Mining, forestry and grass seed leaders told tourism operators Friday that preserving their mutual resource - Idaho’s pristine forests and waterways - occurs in ways that most people don’t see.

For example, Coeur d’Alene Mines Corp. improved access and habitat around its Thunder Mountain mine site.

The site near the Frank Church/ River of No Return Wilderness area in central Idaho was reclaimed, or returned back to a natural state. Improved habitat for big game and new access for sportsmen became the byproduct of that award-winning reclamation effort, said Rick Richins, vice president for Coeur d’Alene Mines.

The company plans to take that positive experience to its other mines in remote and environmentally sensitive areas. The company’s Kensington gold mine in Alaska is another environmentally sensitive site the company will tread lightly upon, he said.

By far the biggest target of North Idaho tourism officials’ wrath has been the grass growers, who send plumes of smoke into the late summer skies.

Don Jacklin of Jacklin Seed Co. laid out the facts on grass burning for the group of about 100 tourism delegates to the Governor’s Conference on Recreation and Tourism.

The grass sprouts require sunlight in the fall to adequately seed the next spring. Grass farmers like Jacklin try to get as many daylight hours on the new grass sprouts in the fall as they can, and that mandates the burning season be between August and September, he said.

“We’ve had some negative publicity lately,” Jacklin said. “Tourism people are worried that this smoke is going to blow their tourists away.”

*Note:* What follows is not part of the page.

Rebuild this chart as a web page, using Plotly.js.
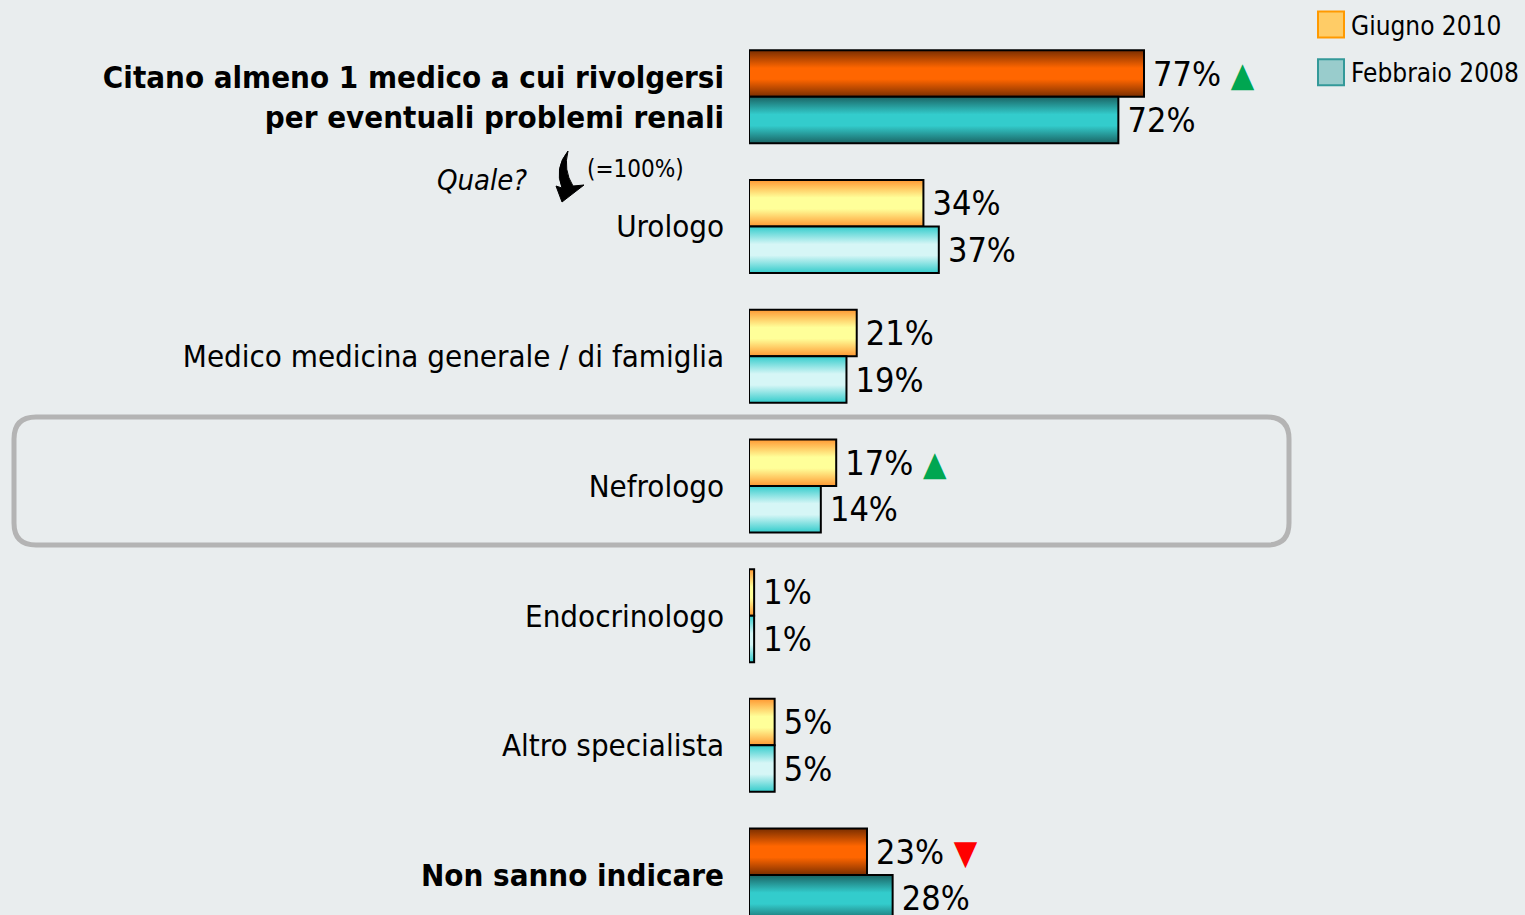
<!DOCTYPE html>
<html>
<head>
<meta charset="utf-8">
<script src="https://cdn.plot.ly/plotly-3.0.1.min.js"></script>
<style>html,body{margin:0;padding:0;background:#E9EDEE;}#chart{width:1525px;height:915px;}</style>
</head>
<body>
<div id="chart"></div>
<script>
// ---- data ----
const categories = [
  '<b>Citano almeno 1 medico a cui rivolgersi<br>per eventuali problemi renali</b>',
  'Urologo',
  'Medico medicina generale / di famiglia',
  'Nefrologo',
  'Endocrinologo',
  'Altro specialista',
  '<b>Non sanno indicare</b>'
];
const isTotal = [true, false, false, false, false, false, true];
const giugno2010 = [77, 34, 21, 17, 1, 5, 23];
const febbraio2008 = [72, 37, 19, 14, 1, 5, 28];
const trend2010 = ['up', '', '', 'up', '', '', 'down'];
const seriesNames = ['Giugno 2010', 'Febbraio 2008'];

// ---- layout helpers (pixel -> paper) ----
const FW = 1525, FH = 915;
const M = {l: 749, r: 263, t: 32, b: 0};
const PW = FW - M.l - M.r, PH = FH - M.t - M.b;
const px = x => (x - M.l) / PW;
const py = y => (FH - M.b - y) / PH;

const FONT = '"DejaVu Sans Condensed", "DejaVu Sans", Verdana, sans-serif';

function labelText(v, t) {
  let s = '\u2009' + v + '%';
  if (t === 'up') s += ' <span style="color:#00A651">▲</span>';
  if (t === 'down') s += ' <span style="color:#FF0000">▼</span>';
  return s;
}

const trace2010 = {
  type: 'bar', orientation: 'h', name: seriesNames[0], showlegend: false,
  y: categories, x: giugno2010,
  text: giugno2010.map((v, i) => labelText(v, trend2010[i])),
  textposition: 'outside', cliponaxis: false, constraintext: 'none',
  outsidetextfont: {family: FONT, size: 34, color: '#000'},
  hoverinfo: 'x',
  marker: {color: isTotal.map(b => b ? '#FF6600' : '#FFE680'), line: {color: '#000', width: 2}}
};
const trace2008 = {
  type: 'bar', orientation: 'h', name: seriesNames[1], showlegend: false,
  y: categories, x: febbraio2008,
  text: febbraio2008.map(v => labelText(v, '')),
  textposition: 'outside', cliponaxis: false, constraintext: 'none',
  outsidetextfont: {family: FONT, size: 34, color: '#000'},
  hoverinfo: 'x',
  marker: {color: isTotal.map(b => b ? '#33CCCC' : '#BFEFEF'), line: {color: '#000', width: 2}}
};
const leg2010 = {type: 'scatter', mode: 'markers', x: [null], y: [null], name: seriesNames[0], legendgroup: 'a',
  marker: {symbol: 'square', size: 16, color: '#FFCC66', line: {color: '#FF9900', width: 2}}};
const leg2008 = {type: 'scatter', mode: 'markers', x: [null], y: [null], name: seriesNames[1], legendgroup: 'b',
  marker: {symbol: 'square', size: 16, color: '#99CCCC', line: {color: '#339999', width: 2}}};

// rounded highlight box around "Nefrologo"
function roundRect(x0, y0, x1, y1, r) {
  const P = (x, y) => px(x) + ',' + py(y);
  return 'M' + P(x0 + r, y0) + ' L' + P(x1 - r, y0) + ' Q' + P(x1, y0) + ' ' + P(x1, y0 + r) +
    ' L' + P(x1, y1 - r) + ' Q' + P(x1, y1) + ' ' + P(x1 - r, y1) +
    ' L' + P(x0 + r, y1) + ' Q' + P(x0, y1) + ' ' + P(x0, y1 - r) +
    ' L' + P(x0, y0 + r) + ' Q' + P(x0, y0) + ' ' + P(x0 + r, y0) + ' Z';
}
function arrowPath() {
  const P = (x, y) => px(x) + ',' + py(y);
  return 'M' + P(568, 151) + ' Q' + P(554, 168) + ' ' + P(562, 188) +
    ' L' + P(556, 186) + ' L' + P(562, 202) + ' L' + P(584, 185) + ' L' + P(573, 186) +
    ' Q' + P(563, 170) + ' ' + P(568, 151) + ' Z';
}

const layout = {
  width: FW, height: FH,
  margin: M,
  paper_bgcolor: '#E9EDEE', plot_bgcolor: 'rgba(0,0,0,0)',
  barmode: 'group', bargap: 0.283, bargroupgap: 0,
  font: {family: FONT, color: '#000'},
  xaxis: {range: [0, 100], visible: false, fixedrange: true},
  yaxis: {type: 'category', range: [6.308, -0.5], showgrid: false, zeroline: false, showline: false,
    ticks: '', ticklabelstandoff: 24, tickfont: {family: FONT, size: 31, color: '#000'}, fixedrange: true},
  showlegend: true,
  legend: {x: px(1311), y: py(1), xanchor: 'left', yanchor: 'top', bgcolor: 'rgba(0,0,0,0)',
    font: {family: FONT, size: 26, color: '#000'}, traceorder: 'grouped', tracegroupgap: 11},
  shapes: [
    {type: 'path', xref: 'paper', yref: 'paper', path: roundRect(14, 417, 1289, 545, 22),
      line: {color: '#B4B4B4', width: 5}, fillcolor: 'rgba(0,0,0,0)', layer: 'below'},
    {type: 'path', xref: 'paper', yref: 'paper', path: arrowPath(),
      line: {color: '#000', width: 1}, fillcolor: '#000'}
  ],
  annotations: [
    {xref: 'paper', yref: 'paper', x: px(529), y: py(180), xanchor: 'right', yanchor: 'middle',
      text: '<i>Quale?</i>', showarrow: false, font: {family: FONT, size: 29, color: '#000'}},
    {xref: 'paper', yref: 'paper', x: px(585), y: py(169), xanchor: 'left', yanchor: 'middle',
      text: '(=100%)', showarrow: false, font: {family: FONT, size: 24, color: '#000'}}
  ]
};

Plotly.newPlot('chart', [trace2010, trace2008, leg2010, leg2008], layout, {displayModeBar: false, staticPlot: true})
.then(gd => {
  const NS = 'http://www.w3.org/2000/svg';
  const svg = gd.querySelector('.main-svg');
  let defs = svg.querySelector('defs');
  if (!defs) { defs = document.createElementNS(NS, 'defs'); svg.insertBefore(defs, svg.firstChild); }
  const grads = {
    o_dark: ['#7A2E00', '#FF6600', '#FF6600', '#7A2E00'],
    o_light: ['#FF9933', '#FFFF99', '#FFFF99', '#FF9933'],
    t_dark: ['#1A6464', '#33CCCC', '#33CCCC', '#1A6464'],
    t_light: ['#33CCCC', '#D6F6F6', '#D6F6F6', '#33CCCC']
  };
  const offs = [0, 0.38, 0.62, 1];
  Object.keys(grads).forEach(k => {
    const g = document.createElementNS(NS, 'linearGradient');
    g.setAttribute('id', 'grad_' + k);
    g.setAttribute('x1', '0'); g.setAttribute('y1', '0'); g.setAttribute('x2', '0'); g.setAttribute('y2', '1');
    grads[k].forEach((c, i) => {
      const s = document.createElementNS(NS, 'stop');
      s.setAttribute('offset', offs[i]); s.setAttribute('stop-color', c);
      g.appendChild(s);
    });
    defs.appendChild(g);
  });
  const traces = gd.querySelectorAll('.barlayer .trace');
  traces.forEach((tr, ti) => {
    tr.querySelectorAll('.point').forEach((pt, pi) => {
      const path = pt.querySelector('path');
      if (!path) return;
      const key = (ti === 0 ? 'o_' : 't_') + (isTotal[pi] ? 'dark' : 'light');
      path.style.fill = 'url(#grad_' + key + ')';
    });
  });
  gd.querySelectorAll('.legend .legendpoints path').forEach(p => {
    p.setAttribute('d', 'M13,13H-13V-13H13Z');
  });
});
</script>
</body>
</html>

Few realize that grass fields, even when burnt, emit on average a small fraction of the air pollutants that traditional agriculture fields do, Jacklin said.

What grass burners need to do is burn responsibly during the season - not on Fridays or on weekends with large festivals in Sandpoint or Coeur d’Alene, he said.

“We need to get together and understand what both sides need,” he said. “The boycott by some of us of certain tourism organizations was wrong in the past. We need to negotiate together.”

Ken Kohli of the Intermountain Forestry Products Association faces a different type of problem involving smoke and tourists. Last summer’s wildfires chased away many potential tourist dollars. Better forest management practices could have helped control those fires, he said.

Careful forest management maintains the scenic vistas and fish habitat so essential to cultivating Idaho’s image regionally and nationally, Kohli said.

Forestry practices have improved substantially in recent years so that clearcuts and other unaesthetic practices are used less often, he said.

Modern forestry has in part led to record numbers of elk and deer in Idaho’s forests, which helps keep hunters coming back to Idaho, he said. “We and tourism people really do share a mutual goal, and that’s for continued good forest health.”

John Kozma of the Coeur d’Alene Convention & Visitors Bureau called on the panelists to create a video of how their industries interact with the environment. “It would be great to show people who come to our visitors center what really goes on out there.”